# Caption not needed



## yesimapirate (Oct 18, 2010)

Found this on the internets this morning. Ok maybe a caption contest will ensue.


----------



## restrac2000 (Mar 6, 2008)

Rafting....Don't get in over your head?


----------



## athelake (Dec 3, 2014)

Noc, Noc....


----------



## elkhaven (Sep 11, 2013)

"Damn, I could of sworn my wallet was around here somewhere"


----------



## Schutzie (Feb 5, 2013)

Doing it wrong ............


----------



## Lebowski (Aug 19, 2015)

It's uh, uh, down there somewhere. Let me take another look.

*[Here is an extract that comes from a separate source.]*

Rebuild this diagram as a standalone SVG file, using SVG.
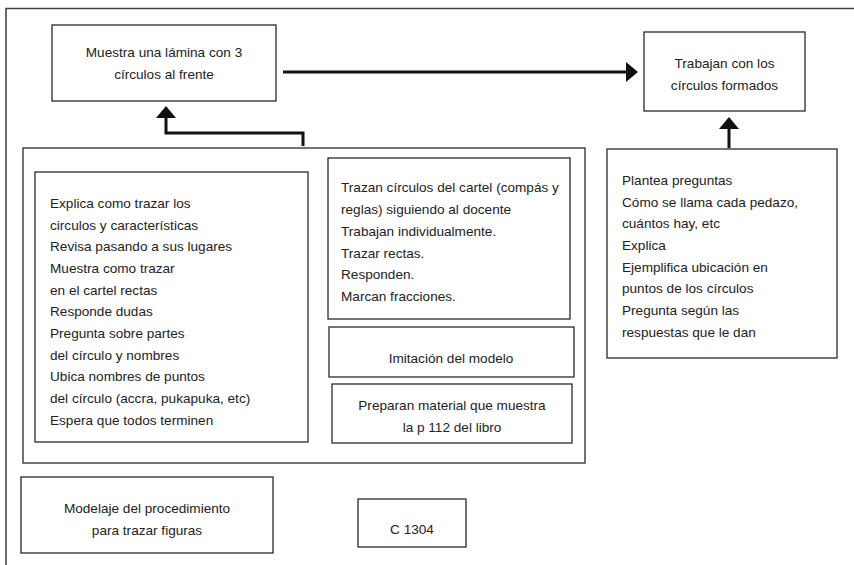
<svg xmlns="http://www.w3.org/2000/svg" width="854" height="565" viewBox="0 0 854 565">
<style>
.box{fill:#fff;stroke:#2a2a2a;stroke-width:1.3}
.frame{fill:none;stroke:#444;stroke-width:1.6}
.t{font-family:"Liberation Sans",Arial,sans-serif;font-size:13.6px;fill:#222}
.c{text-anchor:middle}
.conn{fill:none;stroke:#111;stroke-width:3}
</style>
<defs>
<marker id="ah" viewBox="0 0 12 20" refX="0" refY="10" markerWidth="12" markerHeight="20" markerUnits="userSpaceOnUse" orient="auto">
<path d="M0,0 L12,10 L0,20 z" fill="#111"/>
</marker>
</defs>
<rect width="854" height="565" fill="#fff"/>
<path class="frame" d="M6,565 V8.5 H854"/>
<g id="muestra">
<rect class="box" x="52" y="25" width="224" height="76"/>
<text class="t c" x="164" y="57">Muestra una lámina con 3</text>
<text class="t c" x="164" y="79">círculos al frente</text>
</g>
<g id="trabajan">
<rect class="box" x="644" y="32" width="161" height="79"/>
<text class="t c" x="724.5" y="68">Trabajan con los</text>
<text class="t c" x="724.5" y="90">círculos formados</text>
</g>
<g id="grupo">
<rect class="box" x="23" y="148" width="562" height="315"/>
</g>
<g id="explica">
<rect class="box" x="35" y="172" width="273" height="270"/>
<text class="t" x="50" y="208">Explica como trazar los</text>
<text class="t" x="50" y="230">circulos y características</text>
<text class="t" x="50" y="251">Revisa pasando a sus lugares</text>
<text class="t" x="50" y="273">Muestra como trazar</text>
<text class="t" x="50" y="295">en el cartel rectas</text>
<text class="t" x="50" y="316">Responde dudas</text>
<text class="t" x="50" y="338">Pregunta sobre partes</text>
<text class="t" x="50" y="360">del círculo y nombres</text>
<text class="t" x="50" y="381">Ubica nombres de puntos</text>
<text class="t" x="50" y="403">del círculo (accra, pukapuka, etc)</text>
<text class="t" x="50" y="425">Espera que todos terminen</text>
</g>
<g id="trazan">
<rect class="box" x="328" y="158" width="242" height="161"/>
<text class="t" x="341" y="192">Trazan círculos del cartel (compás y</text>
<text class="t" x="341" y="214">reglas) siguiendo al docente</text>
<text class="t" x="341" y="236">Trabajan individualmente.</text>
<text class="t" x="341" y="258">Trazar rectas.</text>
<text class="t" x="341" y="279">Responden.</text>
<text class="t" x="341" y="301">Marcan fracciones.</text>
</g>
<g id="imitacion">
<rect class="box" x="329" y="327" width="245" height="50"/>
<text class="t c" x="451" y="363">Imitación del modelo</text>
</g>
<g id="preparan">
<rect class="box" x="332" y="384" width="240" height="59"/>
<text class="t c" x="452" y="410">Preparan material que muestra</text>
<text class="t c" x="452" y="432">la p 112 del libro</text>
</g>
<g id="plantea">
<rect class="box" x="607" y="149" width="230" height="209"/>
<text class="t" x="622" y="185">Plantea preguntas</text>
<text class="t" x="622" y="207">Cómo se llama cada pedazo,</text>
<text class="t" x="622" y="228">cuántos hay, etc</text>
<text class="t" x="622" y="250">Explica</text>
<text class="t" x="622" y="272">Ejemplifica ubicación en</text>
<text class="t" x="622" y="293">puntos de los círculos</text>
<text class="t" x="622" y="315">Pregunta según las</text>
<text class="t" x="622" y="337">respuestas que le dan</text>
</g>
<g id="modelaje">
<rect class="box" x="21" y="477" width="252" height="76"/>
<text class="t c" x="147" y="513">Modelaje del procedimiento</text>
<text class="t c" x="147" y="535">para trazar figuras</text>
</g>
<g id="codigo">
<rect class="box" x="358" y="499" width="108" height="48"/>
<text class="t c" x="412" y="534">C 1304</text>
</g>
<g id="connectors">
<path class="conn" d="M283,72 H626" marker-end="url(#ah)"/>
<path class="conn" d="M303,146 V133 H166 V118" marker-end="url(#ah)"/>
<path class="conn" d="M729,148 V129" marker-end="url(#ah)"/>
</g>
</svg>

Sent from my SM-G900V using Mountain Buzz mobile app


----------



## Tyrrache (Oct 27, 2014)

Johnny tests out his new fish finder.


----------



## caverdan (Aug 27, 2004)

athelake said:


> Noc, Noc....



Who's there????


----------



## J. Thompson (Jun 14, 2011)

In other news; Local Buck S. Colt, World Champion Rodeo Kayaker, has decided to try rafting. Colt stated that it "didn't seem that hard", "until I tried to pull a Mcstiffy Poptart with a full twist". Said Mcstiffy poptart, clearly did not go as planned. The resulting swim was the 22 year old Colts' first swim in over a decade. Colt stated it was "full value" and "crazy eye opening". Seen the next day, back in his hard shell, Colt commented that the inflatable world seemed "next level", and he'd still like to give it a nother try....possibly with an Inflatable Kayak.


----------



## mattman (Jan 30, 2015)

" My registration fees are in Davey Jones locker, hang on a second"


----------



## yesimapirate (Oct 18, 2010)

I'm going with - "It's the latest and greatest water pick. It really gets your teeth and gums extra clean! "


----------



## The Mogur (Mar 1, 2010)

Testing the new life preserver hat.


----------



## Andy H. (Oct 13, 2003)

"Maybe I'll find a roll down here!"


----------



## dafewillis (Jun 21, 2014)

"That time Steve tried to Eskimo roll his raft."

Sent from my SM-G920T using Mountain Buzz mobile app


----------